Passing QA vs. production
Even if the system is built with the stability patterns (this one wasn’t), a completely new stack means that nobody can be sure how it’ll run in production. Capacity, stability, control, and adaptability are all giant question marks. Early in my time on the project, I realized that the development teams were building everything to pass testing, not to run in production. Across the fifteen applications and more than 500 integration points, every single configuration file was written for the integration-testing environment. Hostnames, port numbers, database passwords: all were scattered across thousands of configuration files. Worse yet, some of the components in the applications assumed the QA topology, which we knew would not match the production environment.
For example, production would have additional firewalls not present in QA. (This is a common “penny-wise, pound-foolish” decision that saves a few thousand dollars on network gear but costs more in downtime and failed deployments). Furthermore, in QA, some applications had just one instance that would have several clustered instances in production. In many ways, the testing environment also reflected outdated ideas about the system architecture that everyone “just knew” would be different in production.

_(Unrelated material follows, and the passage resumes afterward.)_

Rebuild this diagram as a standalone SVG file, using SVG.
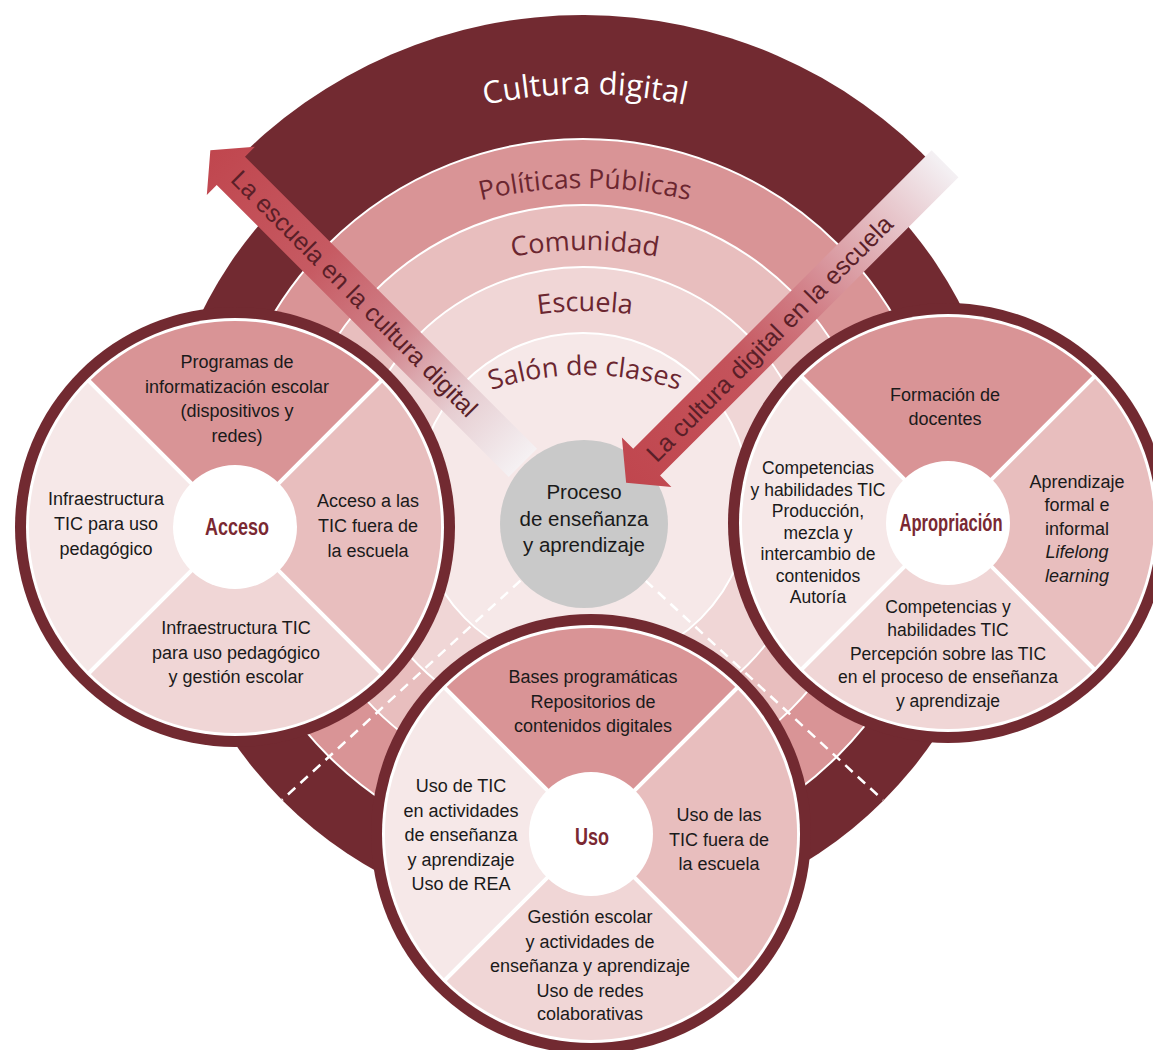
<svg xmlns="http://www.w3.org/2000/svg" xmlns:xlink="http://www.w3.org/1999/xlink" width="1153" height="1050" viewBox="0 0 1153 1050">
<defs>
<style>
.q{font-family:"Liberation Sans",Arial,sans-serif;font-size:18px;fill:#1a1a1a;text-anchor:middle}
.qs{font-size:17.5px}
.lbl{font-family:"Liberation Sans",Arial,sans-serif;font-weight:bold;font-size:23px;fill:#7a2832;text-anchor:middle}
.band{font-family:"Open Sans","Noto Sans",sans-serif;font-size:27px;fill:#6b2630;text-anchor:middle}
.arr{font-family:"Liberation Sans",Arial,sans-serif;font-size:25px;fill:#5a1f28;text-anchor:middle}
.ring{stroke:#fff;stroke-width:2}
.dash{stroke:#fff;stroke-width:2.5;stroke-dasharray:10 7;fill:none}
</style>
<linearGradient id="gL" gradientUnits="userSpaceOnUse" x1="85" y1="0" x2="527" y2="0">
<stop offset="0" stop-color="#f5f1f3"/>
<stop offset="0.2" stop-color="#e6cdd1"/>
<stop offset="0.42" stop-color="#d08088"/>
<stop offset="0.65" stop-color="#c65a62"/>
<stop offset="1" stop-color="#c0464e"/>
</linearGradient>
<linearGradient id="gR" gradientUnits="userSpaceOnUse" x1="59" y1="0" x2="510" y2="0">
<stop offset="0" stop-color="#c0464e"/>
<stop offset="0.35" stop-color="#c4535b"/>
<stop offset="0.55" stop-color="#d07a82"/>
<stop offset="0.78" stop-color="#e2b6bc"/>
<stop offset="1" stop-color="#f4f1f4"/>
</linearGradient>
<path id="pCul" d="M115,564 A470,470 0 0 1 1055,564"/>
<path id="pPol" d="M135,638 A450,450 0 0 1 1035,638"/>
<path id="pCom" d="M185,650 A400,400 0 0 1 985,650"/>
<path id="pEsc" d="M235,661 A350,350 0 0 1 935,661"/>
<path id="pSal" d="M285,675 A300,300 0 0 1 885,675"/>
<g id="quad">
<circle r="220" fill="#722a31"/>
<circle r="209" fill="#fff"/>
<path d="M0,0 L-145.7,-145.7 A206,206 0 0 1 145.7,-145.7 Z" fill="#d99496"/>
<path d="M0,0 L145.7,-145.7 A206,206 0 0 1 145.7,145.7 Z" fill="#e8bebe"/>
<path d="M0,0 L145.7,145.7 A206,206 0 0 1 -145.7,145.7 Z" fill="#f0d6d6"/>
<path d="M0,0 L-145.7,145.7 A206,206 0 0 1 -145.7,-145.7 Z" fill="#f6e8e8"/>
<path d="M-147,-147 L147,147 M147,-147 L-147,147" stroke="#fff" stroke-width="4"/>
<circle r="62" fill="#fff"/>
</g>
</defs>

<g id="cultura-digital">
<circle cx="583" cy="500" r="425" fill="#722a31"/>
<path d="M583,522 L229.7,167.7 A485,485 0 0 1 938.2,169.8 Z" fill="#722a31"/>
<text style="font-family:'Open Sans','Noto Sans',sans-serif;font-size:31px;fill:#fff;text-anchor:middle"><textPath href="#pCul" startOffset="50%">Cultura digital</textPath></text>
</g>

<g id="bandas">
<circle class="ring" cx="583" cy="500" r="361" fill="#d99496"/>
<circle class="ring" cx="583" cy="500" r="295" fill="#e8bebe"/>
<circle class="ring" cx="583" cy="500" r="233" fill="#f0d6d6"/>
<circle class="ring" cx="583" cy="500" r="167" fill="#f6e8e8"/>
<text class="band" style="font-size:26.5px"><textPath href="#pPol" startOffset="50%">Políticas Públicas</textPath></text>
<text class="band"><textPath href="#pCom" startOffset="50%">Comunidad</textPath></text>
<text class="band"><textPath href="#pEsc" startOffset="50%">Escuela</textPath></text>
<text class="band"><textPath href="#pSal" startOffset="50%">Salón de clases</textPath></text>
</g>

<g id="conectores">
<path class="dash" d="M583,523 L282,800"/>
<path class="dash" d="M583,523 L883,800"/>
<g id="flecha-escuela-en-cultura">
<path transform="translate(583,523) rotate(-135)" d="M85,-20 L498,-20 L498,-34 L527,0 L498,34 L498,20 L85,20 Z" fill="url(#gL)"/>
<text class="arr" transform="translate(354,294) rotate(45)" y="8">La escuela en la cultura digital</text>
</g>
</g>

<g id="proceso">
<circle cx="584" cy="524" r="84" fill="#c9c9c9"/>
<text class="q" style="font-size:20.5px"><tspan x="584" y="499">Proceso</tspan><tspan x="584" y="526">de enseñanza</tspan><tspan x="584" y="552">y aprendizaje</tspan></text>
</g>

<g id="flecha-cultura-en-escuela">
<path transform="translate(583,523) rotate(-45)" d="M510,-17 L88,-17 L88,-33 L59,2 L88,37 L88,21 L510,21 Z" fill="url(#gR)"/>
<text class="arr" transform="translate(770,339) rotate(-45)" y="8">La cultura digital en la escuela</text>
</g>

<g id="acceso">
<use href="#quad" x="235" y="527"/>
<text class="q"><tspan x="237" y="368">Programas de</tspan><tspan x="237" y="392.5">informatización escolar</tspan><tspan x="237" y="417">(dispositivos y</tspan><tspan x="237" y="441.5">redes)</tspan></text>
<text class="q"><tspan x="106" y="505">Infraestructura</tspan><tspan x="106" y="530">TIC para uso</tspan><tspan x="106" y="555">pedagógico</tspan></text>
<text class="q"><tspan x="368" y="507">Acceso a las</tspan><tspan x="368" y="532">TIC fuera de</tspan><tspan x="368" y="557">la escuela</tspan></text>
<text class="q"><tspan x="236" y="634">Infraestructura TIC</tspan><tspan x="236" y="658.5">para uso pedagógico</tspan><tspan x="236" y="683">y gestión escolar</tspan></text>
<text class="lbl" x="237" y="535" textLength="64" lengthAdjust="spacingAndGlyphs">Acceso</text>
</g>

<g id="apropiacion">
<use href="#quad" x="948" y="523"/>
<text class="q"><tspan x="945" y="401">Formación de</tspan><tspan x="945" y="425">docentes</tspan></text>
<text class="q qs"><tspan x="818" y="474.3">Competencias</tspan><tspan x="818" y="496">y habilidades TIC</tspan><tspan x="818" y="517.3">Producción,</tspan><tspan x="818" y="538.5">mezcla y</tspan><tspan x="818" y="560">intercambio de</tspan><tspan x="818" y="581.5">contenidos</tspan><tspan x="818" y="602.7">Autoría</tspan></text>
<text class="q"><tspan x="1077" y="488">Aprendizaje</tspan><tspan x="1077" y="511">formal e</tspan><tspan x="1077" y="534.5">informal</tspan><tspan x="1077" y="558" font-style="italic">Lifelong</tspan><tspan x="1077" y="581.5" font-style="italic">learning</tspan></text>
<text class="q qs"><tspan x="948" y="612.7">Competencias y</tspan><tspan x="948" y="636">habilidades TIC</tspan><tspan x="948" y="659.5">Percepción sobre las TIC</tspan><tspan x="948" y="683">en el proceso de enseñanza</tspan><tspan x="948" y="706.5">y aprendizaje</tspan></text>
<text class="lbl" x="951" y="531" textLength="103" lengthAdjust="spacingAndGlyphs">Apropriación</text>
</g>

<g id="uso">
<use href="#quad" x="591" y="834"/>
<text class="q"><tspan x="593" y="683.3">Bases programáticas</tspan><tspan x="593" y="707.7">Repositorios de</tspan><tspan x="593" y="731.7">contenidos digitales</tspan></text>
<text class="q"><tspan x="461" y="792.3">Uso de TIC</tspan><tspan x="461" y="816.7">en actividades</tspan><tspan x="461" y="841">de enseñanza</tspan><tspan x="461" y="865.5">y aprendizaje</tspan><tspan x="461" y="890">Uso de REA</tspan></text>
<text class="q"><tspan x="719" y="821">Uso de las</tspan><tspan x="719" y="845.5">TIC fuera de</tspan><tspan x="719" y="870">la escuela</tspan></text>
<text class="q"><tspan x="590" y="922.7">Gestión escolar</tspan><tspan x="590" y="947.5">y actividades de</tspan><tspan x="590" y="971.7">enseñanza y aprendizaje</tspan><tspan x="590" y="996.5">Uso de redes</tspan><tspan x="590" y="1020">colaborativas</tspan></text>
<text class="lbl" x="592" y="845" textLength="34" lengthAdjust="spacingAndGlyphs">Uso</text>
</g>
</svg>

The barrier to change in the test environment was high enough, however, that most of the development team chose to ignore the discrepancies rather than lose one or two weeks of their daily build-deploy-test cycles.
When I started asking about production configurations, I thought it was just a problem of finding the person or people who had already figured these issues out. I asked the questions:
“What source control repository are the production configurations checked into?”
“Who can tell me what properties need to be overridden in production?”
Sometimes when we ask questions but don’t get answers, it means nobody knows the answers.